The 10,000 rounds represent the first batch of 61-millimeter (mm) and 80-mm mortar shells to be rehabilitated and transferred from carton canisters — which make them vulnerable to damage from the elements — to the plastic casings that the Army developed with a private firm, Army chief Lieutenant General Romeo Tolentino told reporters here Thursday.
Tolentino said refurbishing the mortars would be 40 percent cheaper than buying new ones, which could cost up to $150 each according to military officials.
Holding up the double-seal, prototype plastic canister, Tolentino said: “Even if it [is] rained on, dropped, or soaked in water, the ammunition will not be affected.”

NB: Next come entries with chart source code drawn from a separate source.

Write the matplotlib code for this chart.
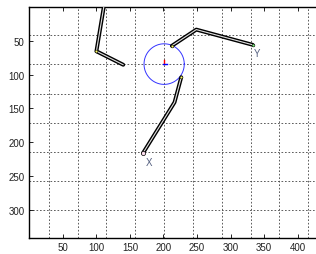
import matplotlib
matplotlib.use('Agg')
import matplotlib.pyplot as plt
import numpy as np

# stick chains (image coords, y down)
arm_left_x = [111, 100, 140]
arm_left_y = [0, 65.5, 85.5]
chain_y_x = [212.5, 249, 333]
chain_y_y = [57.5, 33.5, 56]
chain_x_x = [226.5, 216.5, 169.5]
chain_x_y = [104, 141, 216]

circle_cx = 201
circle_cy = 84.5
circle_r = 30

label_x = ['X', 178, 229]
label_y = ['Y', 340, 68]

xticks = [50, 100, 150, 200, 250, 300, 350, 400]
yticks = [50, 100, 150, 200, 250, 300]
xgrid = [29, 72, 115, 158, 201, 244, 287, 330, 373, 416]
ygrid = [42, 85, 128, 171, 214, 257, 300]

plt.rcParams['font.family'] = 'Liberation Sans'
fig = plt.figure(figsize=(3.16, 2.55), dpi=100)
# axes run past the right edge, as in the original crop
ax = fig.add_axes([0.0908, 0.0616, 0.94, 0.906])

for g in xgrid:
    ax.axvline(g, color='#444444', lw=0.6, ls=(0, (2, 2.2)), zorder=1)
for g in ygrid:
    ax.axhline(g, color='#444444', lw=0.6, ls=(0, (2, 2.2)), zorder=1)

t = np.linspace(0, 2*np.pi, 200)
ax.plot(circle_cx + circle_r*np.cos(t), circle_cy + circle_r*np.sin(t), color='#3333ff', lw=0.7, zorder=2)
ax.plot([circle_cx, circle_cx], [circle_cy, circle_cy - 6], color='red', lw=1.0, zorder=3)
ax.plot([circle_cx - 2, circle_cx + 4], [circle_cy, circle_cy], color='blue', lw=1.0, zorder=3)

for xs, ys in [(arm_left_x, arm_left_y), (chain_y_x, chain_y_y), (chain_x_x, chain_x_y)]:
    ax.plot(xs, ys, color='black', lw=2.8, solid_capstyle='round', solid_joinstyle='round', zorder=4)
    ax.plot(xs, ys, color='#e0e0e0', lw=0.8, solid_capstyle='round', zorder=5)

ax.plot(chain_x_x[-1], chain_x_y[-1], 'o', ms=3, mfc='#ffe0f0', mec='black', mew=0.5, zorder=6)
ax.plot(chain_y_x[-1], chain_y_y[-1], 'o', ms=2, mfc='#80ff80', mec='black', mew=0.4, zorder=6)
ax.plot(chain_y_x[0], chain_y_y[0], 'o', ms=2, mfc='#ffff60', mec='black', mew=0.4, zorder=6)
ax.plot(chain_x_x[0], chain_x_y[0], 'o', ms=2, mfc='#ffff60', mec='black', mew=0.4, zorder=6)
ax.plot(arm_left_x[1], arm_left_y[1], 'o', ms=2, mfc='#ffff60', mec='black', mew=0.4, zorder=6)

for lab in [label_x, label_y]:
    ax.text(lab[1], lab[2], lab[0], color='#556080', fontsize=7, ha='center', va='center')

ax.set_xlim(-1, 442)
ax.set_ylim(342, 0.5)
ax.set_xticks(xticks)
ax.set_yticks(yticks)
ax.tick_params(direction='in', length=3, width=0.6, labelsize=7, top=True, right=True, pad=3,
               labelcolor='#222222')
for s in ax.spines.values():
    s.set_linewidth(1.0)

plt.savefig('out.png', dpi=100)
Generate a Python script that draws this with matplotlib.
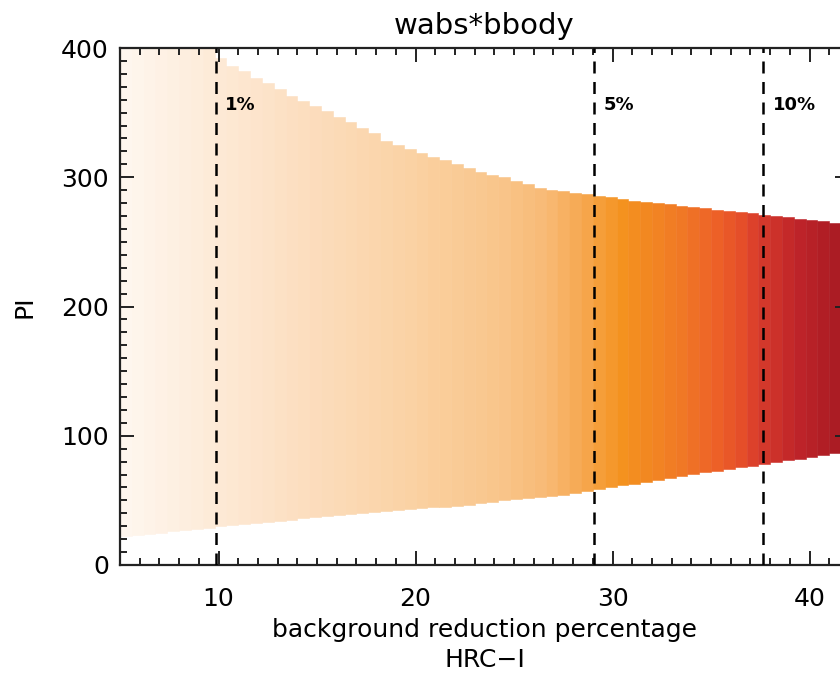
import numpy as np
import matplotlib
matplotlib.use("Agg")
import matplotlib.pyplot as plt
from matplotlib.colors import LinearSegmentedColormap

# ---- data -------------------------------------------------------------
title = "wabs*bbody"
x_start = 5.0          # left edge of first column (background reduction %)
col_width = 0.6        # width of each column
# upper PI bound per column
pi_upper = [400, 400, 400, 400, 400, 400, 400, 400, 392, 386,
            382, 377, 373, 368, 363, 359, 355, 351, 347, 343,
            338, 334, 328, 325, 322, 319, 316, 313, 310, 307,
            304, 302, 300, 297, 295, 292, 290, 289, 288, 287,
            285.5, 284.5, 283, 282, 281, 280, 279, 278, 277, 276,
            275, 274, 273, 272, 271, 270, 269, 268, 267, 266,
            264.5, 263.5]
# lower PI bound per column
pi_lower = [22.2, 23.2, 24.1, 25.0, 26.0, 27.0, 27.9, 28.9, 29.8, 30.6,
            31.5, 32.3, 33.1, 34.1, 35.0, 36.0, 37.1, 38.2, 39.0, 39.7,
            40.4, 41.1, 41.8, 42.4, 43.1, 43.8, 44.5, 45.2, 45.9, 46.6,
            47.6, 48.8, 50.0, 51.0, 51.8, 52.6, 53.3, 54.5, 55.8, 57.2,
            58.7, 60.1, 61.6, 63.0, 64.5, 65.9, 67.3, 68.7, 70.1, 71.6,
            73.0, 74.2, 75.6, 76.9, 78.3, 79.6, 80.9, 82.3, 83.6, 85.0,
            86.5, 87.8]
# reference fraction lines
line_labels = ["1%", "5%", "10%"]
line_x = [9.85, 29.05, 37.65]

# colour gradient stops (x position, colour)
grad_x = [5.0, 9.8, 14.1, 19.2, 24.3, 26.6, 28.4, 30.5, 33.4, 35.1, 36.8, 37.6, 39.4, 42.0]
grad_c = ["#FEF7F0", "#FDEAD6", "#FCDEC0", "#FAD3A6", "#F9C58A", "#F8BA76", "#F6A850",
          "#F4921F", "#F07A25", "#EE6327", "#E3492A", "#D63A2B", "#BE2429", "#A61A22"]

# ---- figure -----------------------------------------------------------
plt.rcParams['font.family'] = ['DejaVu Sans']
fig = plt.figure(figsize=(8.4, 6.74), dpi=100)
ax = fig.add_axes([120/840, 109/674, 729/840, 517/674])

xmin, xmax = 5, 42
cmap = LinearSegmentedColormap.from_list(
    "grad", [((gx - xmin) / (xmax - xmin), gc) for gx, gc in zip(grad_x, grad_c)])

n = len(pi_upper)
lefts = x_start + col_width * np.arange(n)
centers = lefts + col_width / 2
upper = np.array(pi_upper)
lower = np.array(pi_lower)
cols = [cmap(np.clip((c - xmin) / (xmax - xmin), 0, 1)) for c in centers]
ax.bar(lefts, upper - lower, bottom=lower, width=col_width, align='edge',
       color=cols, edgecolor=cols, linewidth=0.4, zorder=1)

for lx, lab in zip(line_x, line_labels):
    ax.axvline(lx, color='black', lw=1.8, dashes=(4.8, 3.4), zorder=3)
    ax.text(lx + 0.5, 356, lab, fontsize=13, fontweight='bold',
            ha='left', va='center', zorder=4)

ax.set_xlim(xmin, xmax)
ax.set_ylim(0, 400)
ax.set_xticks([10, 20, 30, 40])
ax.set_xticks(np.arange(5, 43, 1), minor=True)
ax.set_yticks([0, 100, 200, 300, 400])
ax.set_yticks(np.arange(0, 401, 10), minor=True)
ax.tick_params(which='both', direction='in', top=True, right=True, width=1.4,
               labelsize=18, color='#222222')
ax.tick_params(which='major', length=10)
ax.tick_params(which='minor', length=5)
ax.tick_params(axis='x', pad=16)
ax.tick_params(axis='y', pad=8)
for s in ax.spines.values():
    s.set_linewidth(1.6)
    s.set_color('#222222')

ax.set_xlabel("background reduction percentage\nHRC\u2212I", fontsize=18,
              labelpad=5, linespacing=1.3)
ax.set_ylabel("PI", fontsize=18, labelpad=18)
ax.set_title(title, fontsize=21, pad=10)

fig.savefig("out.png", dpi=100)
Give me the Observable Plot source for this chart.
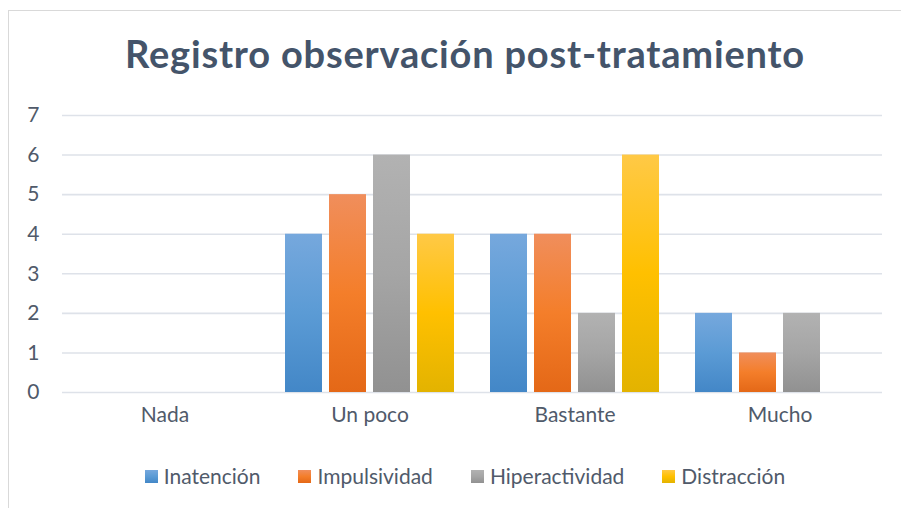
<!DOCTYPE html>
<html><head><meta charset="utf-8">
<script src="https://cdn.jsdelivr.net/npm/d3@7"></script>
<script src="https://cdn.jsdelivr.net/npm/@observablehq/plot@0.6"></script>
<style>
body{margin:0;background:#fff;width:901px;height:508px;overflow:hidden;position:relative;font-family:Lato,sans-serif}
#frame{position:absolute;left:8px;top:10px;width:912px;height:520px;border:1px solid #D9D9D9;box-sizing:border-box}
#title{position:absolute;left:8px;width:914px;top:31px;text-align:center;font-weight:bold;font-size:38px;letter-spacing:0.8px;line-height:44px;color:#44546A;white-space:nowrap}
#chart{position:absolute;left:0;top:100px}
#legend{position:absolute;left:8px;width:914px;top:464px;display:flex;justify-content:center;font-size:21px;line-height:24px;color:#505A6A;white-space:nowrap}
.item{display:flex;align-items:center;margin:0 19px}
.sw{width:13px;height:13px;margin-right:6px}
</style>
</head><body>
<div id="frame"></div>
<div id="title">Registro observación post-tratamiento</div>
<div id="chart"></div>
<div id="legend"></div>
<script>
const categories = ["Nada", "Un poco", "Bastante", "Mucho"];
const series = ["Inatención", "Impulsividad", "Hiperactividad", "Distracción"];
const inatencion = [0, 4, 4, 2];
const impulsividad = [0, 5, 4, 1];
const hiperactividad = [0, 6, 2, 2];
const distraccion = [0, 4, 6, 0];
const yTicks = [0, 1, 2, 3, 4, 5, 6, 7];

const values = [inatencion, impulsividad, hiperactividad, distraccion];
const gradients = [
  ["#76A8DD", "#5B9BD5", "#4387C7"],
  ["#F08E5C", "#F47E2A", "#E46817"],
  ["#B2B2B2", "#A5A5A5", "#919191"],
  ["#FFC946", "#FFC000", "#E3B300"]
];
const gradIds = series.map((s, i) => "grad" + i);

const data = [];
categories.forEach((c, ci) => series.forEach((s, si) => data.push({category: c, series: s, value: values[si][ci]})));

const chart = Plot.plot({
  width: 901,
  height: 345,
  marginLeft: 61,
  marginRight: 19,
  marginTop: 15,
  marginBottom: 53,
  style: {fontFamily: "Lato, sans-serif", fontSize: "21px", color: "#505A6A", background: "transparent"},
  fx: {domain: categories, padding: 0, label: null, axis: "bottom", tickSize: 0, tickPadding: 15},
  x: {domain: series, paddingInner: 0.17, paddingOuter: 0.39, axis: null},
  y: {domain: [0, 7], ticks: yTicks, tickFormat: "d", label: null, tickSize: 0, tickPadding: 23},
  color: {type: "ordinal", domain: series, range: gradIds.map(id => `url(#${id})`)},
  marks: [
    Plot.gridY(yTicks, {stroke: "#DEE2E9", strokeOpacity: 1, strokeWidth: 1.6}),
    Plot.barY(data, {fx: "category", x: "series", y: "value", fill: "series"})
  ]
});

const defs = document.createElementNS("http://www.w3.org/2000/svg", "defs");
defs.innerHTML = gradients.map((g, i) =>
  `<linearGradient id="${gradIds[i]}" x1="0" y1="0" x2="0" y2="1">
     <stop offset="0" stop-color="${g[0]}"/><stop offset="0.5" stop-color="${g[1]}"/><stop offset="1" stop-color="${g[2]}"/>
   </linearGradient>`).join("");
chart.insertBefore(defs, chart.firstChild);
document.getElementById("chart").appendChild(chart);

const legend = document.getElementById("legend");
series.forEach((s, i) => {
  const item = document.createElement("div");
  item.className = "item";
  const sw = document.createElement("div");
  sw.className = "sw";
  sw.style.background = `linear-gradient(${gradients[i][0]}, ${gradients[i][1]}, ${gradients[i][2]})`;
  const t = document.createElement("span");
  t.textContent = s;
  item.appendChild(sw); item.appendChild(t);
  legend.appendChild(item);
});
</script>
</body></html>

“This is the solution,” he added.
“The problem, really, is in the handling of the individual soldier. Our ammunition is in good condition while in storage; when they are handed to the troops, they deteriorate,” Tolentino said.
“We devised this rehabilitation of our ammunition because it is expensive to buy new ones,” he added.
The quality of the mortar ammunition in the military arsenal came under scrutiny after several rounds misfired or failed to launch during a fierce encounter between Marines and Moro Islamic Liberation Front (MILF) rebels in Tipo-Tipo town, Basilan province last July 10.
Fourteen Marines died in the encounter. Ten of them were later beheaded.
The MILF has confirmed engaging the Marines but denied beheading the slain troops.
On Thursday, around 40 mortar shells were test fired here. One misfired and one did not explode on impact and was deemed a dud. The rounds include those from the same lot number, or batch of deliveries, which misfired in Basilan last week.
Tolentino said the test firing proved that the ammunition is in good condition after being pulled out of military storage but is prone to damage by the elements when brought by soldiers into combat.
He said moisture seeps into the cardboard canisters, which come with the mortar rounds when they are purchased. This damages the firing device and propellant charge, the components that launch the shells into the air.
Tolentino said the firing device and propellant charge of each mortar round would be replaced under the rehabilitation program, the first phase of which is targeted for completion by the end of 2007.